The product of power and delay, also called the power-delay product (PDP), is a well-known low-power figure-of-merit for digital logic designs. Since power and delay are desirable to minimize, PDP is also best minimized. Since it is welcome to achieve less area occupancy, the product of power, delay, and area, also called the power-delay-area product (PDAP), is best minimized. We calculated PDP and PDAP for the different adders and normalized these figures of merit by dividing the PDP and PDAP values of each adder with the highest corresponding PDP and PDAP values of the TMR adder since the TMR adder has the highest PDP and PDAP compared to its counterparts. The normalized figures of merit are plotted in
Figure 5, where the normalized PDP is highlighted by the blue bars and the normalized PDAP is highlighted by the orange bars. PDP and PDAP values of 1 denote an inferior design in terms of the design metrics.
From
Figure 5, it is seen that the simplex adder (CLA) has the least PDP and PDAP, which is understandable since it is non-redundant, but the simplex adder is not fault-tolerant. Compared to the TMR adder, the VRPR adder has a 12.4% reduced PDP and a 25.5% reduced PDAP. From the image processing results shown in
Figure 4, the design metrics given in
Table 1, and the normalized figures of merit plotted in
Figure 5, it is concluded that the VRPR adder is preferable to the TMR adder. Hence, VRPR could be a potential alternative to TMR for naturally error-tolerant applications.
4. Conclusions
Electronic functional units used in safety-critical applications such as space, aerospace, etc. usually incorporate redundancy in their designs to overcome likely faults or failures. In mission-critical applications such as space, the functional units are subjected to a harsh environment, and therefore they are highly likely to be impacted by radiation, which underlines the need for fault tolerance. At the same time, the functional units are expected to be compact, i.e., requiring less area, as that would augur well for optimizing the cost and design metrics. Conventionally, TMR, which is a subset of NMR, is a popular and widely used redundancy technique that guarantees complete tolerance for a single fault or failure of a functional unit. However, at the functional unit level, TMR requires two extra functional units and a majority voting logic, which results in an increase in the area and power overheads of a redundant implementation by over 200% compared to a simplex implementation. To decrease the design overheads of TMR, alternative redundancy approaches such as STMR, PATMR, and FATMR were put forward in the literature, but they do not guarantee the same assured fault tolerance as the TMR scheme for the entire functionality. VRPR is another alternative redundancy scheme that promises only moderate fault tolerance compared to TMR but is suitable for naturally error-tolerant applications such as digital signal processing, which is commonly used in space systems. However, the limitations of VRPR were not ascertained, and the usefulness of VRPR was not validated for a practical application in the literature.
In this paper, we have analyzed various alternative redundancy schemes to TMR. Among the alternatives to TMR, we found VRPR to be promising, especially for naturally error-tolerant applications.
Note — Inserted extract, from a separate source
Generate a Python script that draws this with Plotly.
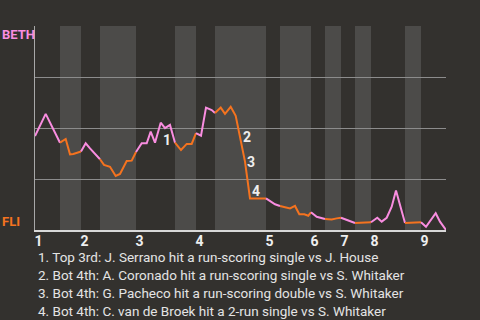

Nevertheless, we found the suggestion of equally splitting a functional unit into two halves for a VRPR implementation to be rather naïve. Going further, we carefully and extensively analyzed the suitability of a VRPR implementation for a practical application, viz., DIP. VRPR could be a potential alternative to TMR in terms of yielding an acceptable image quality while reducing the design metrics. For the DIP application considered, VRPR enabled approximately 15% savings in area and power compared to TMR, but VRPR does not guarantee 100% tolerance to a single fault such as TMR. Furthermore, VRPR may not be suitable for error-intolerant application(s), or the implementation of control logic. The insights and experimental results provided in this work could serve as a useful reference for a researcher/practitioner in fault-tolerant design.